Monday, October 1, 2018

Environmental heterogeneity and phenotypic markers... (Clara B. Jones)



Environmental Heterogeneity and Phenotypic Markers Create Longer Distances Between Nodes

Life is uncertain. Life in lower income communities is more uncertain than the norm. This unpredictability will have profound consequences for the life historical features of the poor in American society where differential gender, race, and class may be permanent markers of social inferiority. It is tempting to speculate that the costs of conformity are not perceived by the compliant or convert, and psychological research suggests three categories of response that may lead individuals to commit errors of judgment in uncertain conditions. People may employ a “representative heuristic” when drawing conclusions impulsively, without rational methods of decision-making. On this basis, a model of the world—not necessarily a conscious one—is constructed which is more likely to value what has occurred in the past, decreasing the effect of new stimuli representing changes in the environment. If, as Shelby Steele stated, “The [non-immigrant African-American underclass] …is basically as free as he or she wants to be.”, an opinion with which I partially agree, most of these individuals may not view the world as Steele does because of historical factors.

My qualified support of Steele’s statement is based on the observations that initial conditions, and the events that succeed them, are dynamic. Some lives may spin out of control, take a chaotic path, unpredictably. Rigid conformity to norms of groups (e.g., the “black church,” Black Lives Matter, Nation of Islam) to which the individual is exposed may stabilize the environment, as Muzafer Sherif suggested more than 70 years ago. It is important to investigate whether the representative heuristic is more likely to be formed before, after, or during the process of compliance of conversion and to understand tactics and strategies that might be employed to weaken its constraints upon perception. For example, instruction in decision-making techniques might counteract representativeness.
Individuals may, also, misjudge the probabilities of events occurring in time and space. Judgments based on the underlying odds of phenomena occurring in communities of the underclasses may not accurately predict events in the social, economic, and political mainstream networks. Repeated experiences in an environment will be generalized to other environments and will lead to expectations about how others will behave. These processes, characteristic of all organisms with learning capacities, will function in the underclasses to foreclose the perception of opportunities where they exist outside their communities that are often segregated from non-marginal spaces. This resistance of learned beliefs, attitudes, values, and behaviors will contribute to a form of passive conformity through continuing reinforcement of the behaviors initially conditioned, and it may be difficult for the Panopticon Network to police marginal spaces.

Little is known about changing mind-sets, redrawing cognitive maps short of intensive behavioral modification (e.g., by psychotherapy, coercion, force).
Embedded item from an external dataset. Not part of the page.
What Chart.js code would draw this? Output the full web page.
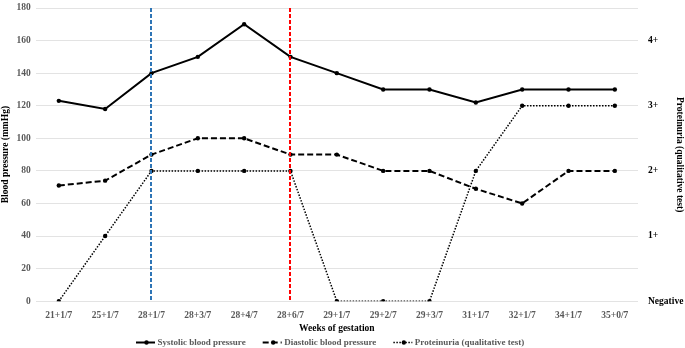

But, I believe that public schools and local governments can significantly influence the experiences of young members of the underclass in spaces outside their own proscribed communities, thus increasing the likelihood that they will make veridical decisions and, perhaps, decreasing the probability of conformity as a denial of and recomposition for the consequences of real and perceived victimization.

Errors in judgment may, also, result from the manner in which a problem is “framed.” Research has demonstrated that solutions to problems depend on the architecture of a statement. It has been found that the most rational decisions are made when statements are framed broadly rather than narrowly, and, it seems to me, that narrow framing is likely to favor conformity by restricting the pattern of events in the environment to which the individual responds. Alternative social tactics and strategies, then, would not, all other things being equal, be perceived, limiting cognitive flexibility.

Many years of my teaching career were spent at two “historically black colleges.” At one of these schools, a student of mine claimed that psychologists used the white rat for their laboratory studies because, “Psychology is a racist science.” The narrowness of this student’s statement led to errors in judgment, most likely strongly influenced by emotions, preventing her from imagining alternative explanations. Similar to expressing a representativeness heuristic and ignoring the underlying probabilities of events, narrow framing is the result of and has the ability to create perceptual biases, constraining our understanding of the world. My student was prevented from coding certain components of her environment in particular ways as if the limitations of her knowledge of events corresponded to richness of interpretation. This young woman was not unable to learn—to modify her behavior; but, learning was made more difficult because a stage of re-framing was required to adjust her perceptions in order to associate the genetic homogeneity of a white rat with its appropriateness as a relatively homogeneous lab control, rather than a symbol of historical domination.

Narrow framing may make a person more likely to conform to elements of the Panopticon Network by creating a relatively undifferentiated set of stimuli with which events are endowed with meaning. Fewer environmental cues, then, will be available for association and identification. If conformity is a type of social influence, then individuals who frame narrowly are more susceptible to incitement because fewer stimuli will evoke their conforming (cooperative?) behavior. Coherent belief systems may attract many citizens in societies, but those on the margins who frame narrowly may be especially resistant to potentially life-enhancing social influence.